Anthropogenic forcing (AF) is one of two parts of radiative forcing (RF) in the classification used to describe disturbances in the Earth's energy budget [Page 64]when humans are considered as an external factor to the Earth's climate system. The RF (in units of watts per meter squared) is the net downward radiative flux at the surface or at some level in the atmosphere, usually at the top of the atmosphere or at the tropopause. In atmospheric and climate sciences, the RF is used to predict surface climate response and for comparative studies of different forcings. A synonym for AF is the term human-induced forcing. The other part of RF is termed natural forcing (NF), which is a disturbance of the Earth's energy budget without direct or indirect human influences. Examples of NF are volcanic eruptions, solar variability, or changes in a space object's orbital parameters.

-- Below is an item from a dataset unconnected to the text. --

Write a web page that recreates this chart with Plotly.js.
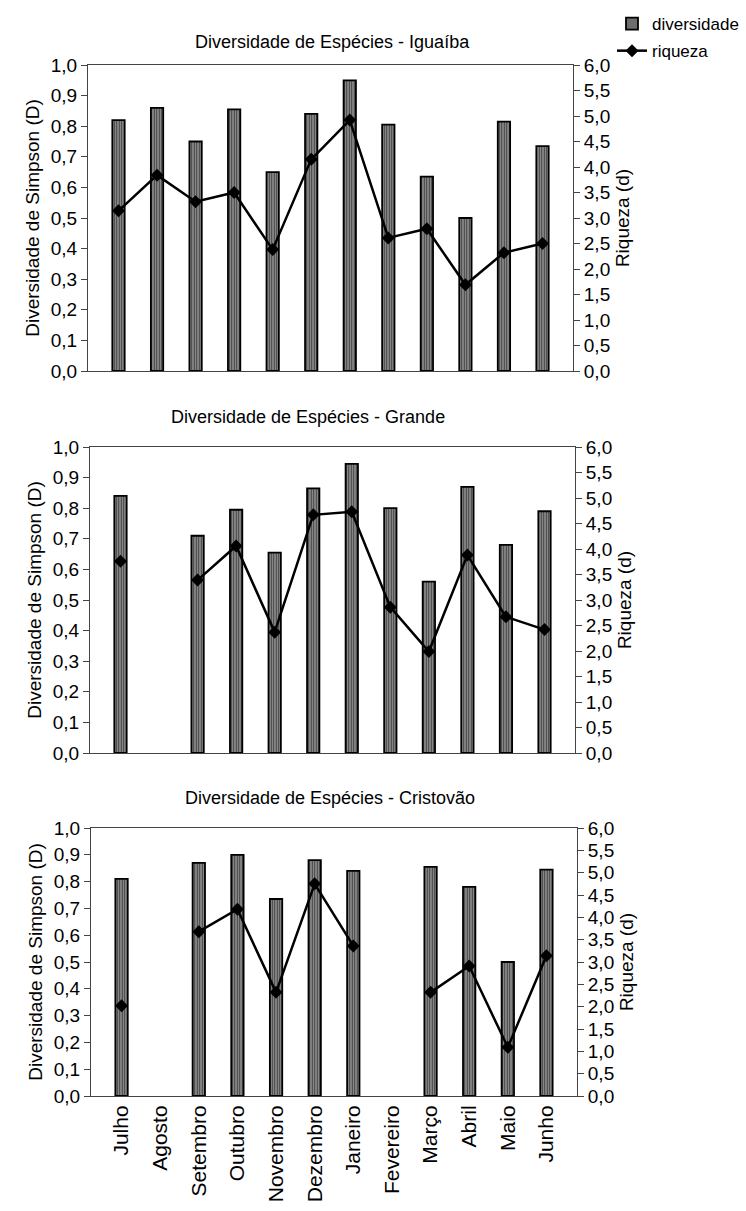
<!DOCTYPE html>
<html>
<head>
<meta charset="utf-8">
<script src="https://cdn.plot.ly/plotly-3.0.1.min.js"></script>
<style>html,body{margin:0;padding:0;background:#fff;}#chart{width:746px;height:1211px;}</style>
</head>
<body>
<div id="chart"></div>
<script>
const months = ['Julho','Agosto','Setembro','Outubro','Novembro','Dezembro','Janeiro','Fevereiro','Março','Abril','Maio','Junho'];
const divIguaiba = [0.82,0.86,0.75,0.855,0.65,0.84,0.95,0.805,0.635,0.50,0.815,0.735];
const riqIguaiba = [3.14,3.84,3.32,3.50,2.38,4.15,4.92,2.61,2.79,1.69,2.32,2.50];
const divGrande = [0.84,null,0.71,0.795,0.655,0.865,0.945,0.80,0.56,0.87,0.68,0.79];
const riqGrande = [3.76,null,3.39,4.06,2.37,4.67,4.73,2.86,1.99,3.88,2.67,2.42];
const divCristovao = [0.81,null,0.87,0.90,0.735,0.88,0.84,null,0.855,0.78,0.50,0.845];
const riqCristovao = [2.02,null,3.68,4.18,2.32,4.75,3.36,null,2.32,2.91,1.09,3.14];
const panelTitles = ['Diversidade de Espécies - Iguaíba','Diversidade de Espécies - Grande','Diversidade de Espécies - Cristovão'];
const leftTitle = 'Diversidade de Simpson (D)';
const rightTitle = 'Riqueza (d)';
const seriesNames = ['diversidade','riqueza'];

const W = 746, H = 1211;
const FONT = 'Liberation Sans, Arial, sans-serif';
const panels = [
  {div: divIguaiba, riq: riqIguaiba, px: [88,573], py: [65,371], tx: 332, ty: 42, showX: false},
  {div: divGrande, riq: riqGrande, px: [90,575], py: [447,753], tx: 308, ty: 417, showX: false},
  {div: divCristovao, riq: riqCristovao, px: [91,577], py: [828,1096], tx: 330, ty: 798, showX: true}
];

const data = [];
const layout = {
  width: W, height: H,
  margin: {l:0, r:0, t:0, b:0},
  paper_bgcolor: '#fff', plot_bgcolor: '#fff',
  separators: ',.',
  font: {family: FONT, color: '#000', size: 17},
  showlegend: true,
  legend: {x: 612/W, y: 1 - 6/H, xanchor: 'left', yanchor: 'top', font: {size: 17}, bgcolor: 'rgba(0,0,0,0)', tracegroupgap: 2, itemwidth: 30},
  bargap: 0.68,
  annotations: []
};

panels.forEach((p, i) => {
  const xa = i === 0 ? 'x' : 'x' + (i + 1);
  const yl = i === 0 ? 'y' : 'y' + (2 * i + 1);
  const yr = 'y' + (2 * i + 2);
  data.push({
    type: 'bar', x: months, y: p.div, xaxis: xa, yaxis: yl,
    name: seriesNames[0], showlegend: i === 0, legendgroup: 'd',
    marker: {color: '#8a8a8a', line: {color: '#000', width: 1.8},
      pattern: {shape: '|', size: 2.5, solidity: 0.45, fgcolor: '#3c3c3c', bgcolor: '#959595'}}
  });
  data.push({
    type: 'scatter', mode: 'lines+markers', x: months, y: p.riq, xaxis: xa, yaxis: yr,
    name: seriesNames[1], showlegend: i === 0, legendgroup: 'r', connectgaps: false,
    line: {color: '#000', width: 2.5}, marker: {symbol: 'diamond', size: 10, color: '#000'}
  });
  const xKey = i === 0 ? 'xaxis' : 'xaxis' + (i + 1);
  const ylKey = 'yaxis' + (i === 0 ? '' : (2 * i + 1));
  const yrKey = 'yaxis' + (2 * i + 2);
  const ydom = [1 - p.py[1] / H, 1 - p.py[0] / H];
  layout[xKey] = {
    domain: [p.px[0] / W, p.px[1] / W], anchor: yl, type: 'category',
    showline: true, linecolor: '#444', linewidth: 1, mirror: true,
    ticks: '', showgrid: false, zeroline: false, fixedrange: true,
    showticklabels: p.showX, tickangle: -90, tickfont: {size: 21}
  };
  layout[ylKey] = {
    domain: ydom, anchor: xa, range: [0, 1], dtick: 0.1, tickformat: '.1f',
    showline: true, linecolor: '#444', linewidth: 1, ticks: 'outside', ticklen: 6, tickcolor: '#444',
    showgrid: false, zeroline: false, tickfont: {size: 19},
    title: {text: leftTitle, font: {size: 19}, standoff: 6}
  };
  layout[yrKey] = {
    domain: ydom, anchor: xa, overlaying: yl, side: 'right', range: [0, 6], dtick: 0.5, tickformat: '.1f',
    showline: true, linecolor: '#444', linewidth: 1, ticks: 'outside', ticklen: 6, tickcolor: '#444',
    showgrid: false, zeroline: false, tickfont: {size: 19},
    title: {text: rightTitle, font: {size: 19}, standoff: 6}
  };
  layout.annotations.push({
    text: panelTitles[i], xref: 'paper', yref: 'paper', x: p.tx / W, y: 1 - p.ty / H,
    xanchor: 'center', yanchor: 'middle', showarrow: false, font: {size: 18}
  });
});

Plotly.newPlot('chart', data, layout, {displayModeBar: false, staticPlot: true});
</script>
</body>
</html>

AF is a change in the Earth's energy balance due to human economical activities (HEAs). HEAs cause changes in the amount of atmospheric radiatively active gases (RAGs); in the amount of gaseous precursors of atmospheric aerosols (AA) and atmospheric ozone (O3); and in the Earth's system's albedo (ESA). RAGs, such as carbon dioxide (CO2), methane (CH4), nitrous dioxide (N2O), and chlorofluorocarbons (CFCs), are mixed well in the atmosphere, while O3 and AA have regional structures due to their shorter turnover (lifetime) in the atmosphere. Changes in the atmospheric concentrations of RAGs are accounted for by changes in their emissions. Changes in O3 and AA are defined by emissions of their gaseous precursors. Changes in ESA are related to changes in land use practices, reflective aerosols emissions, and cloud cover due to air pollution and climate change. It is assumed that changes in RAGs, aerosols, and ESA due to natural causes are small in comparison to changes from HEAs. The unique RAG is an atmospheric water vapor (WV), which has both direct (via irrigation and land use) and indirect (via change in cloud cover) influences from HEAs. The term greenhouse gases (GHG) combines RAGs, O3, and WV in one class. For policy applications, the total atmospheric RAGs amount is represented by an equivalent amount of CO2.

Regional and temporal AF strength can be calculated using an approach that requires an estimation of a few parameters: the RF per-unit emitted quantity (usually in watts per square meter per mass), an emission factor (usually in mass per unit of HEA), and a quantity of a particular HEA per unit time. Rigorous AF estimation is difficult, as it carries uncertainties from every step of its calculation. Each step is based on an accuracy of information provided of a particular science: social science in description of social infrastructure of a region or a country, economics for HEAs quantification in terms of emissions and land use, and atmospheric and climate sciences for RF calculations and conversion of the emissions to the atmospheric concentrations or burden.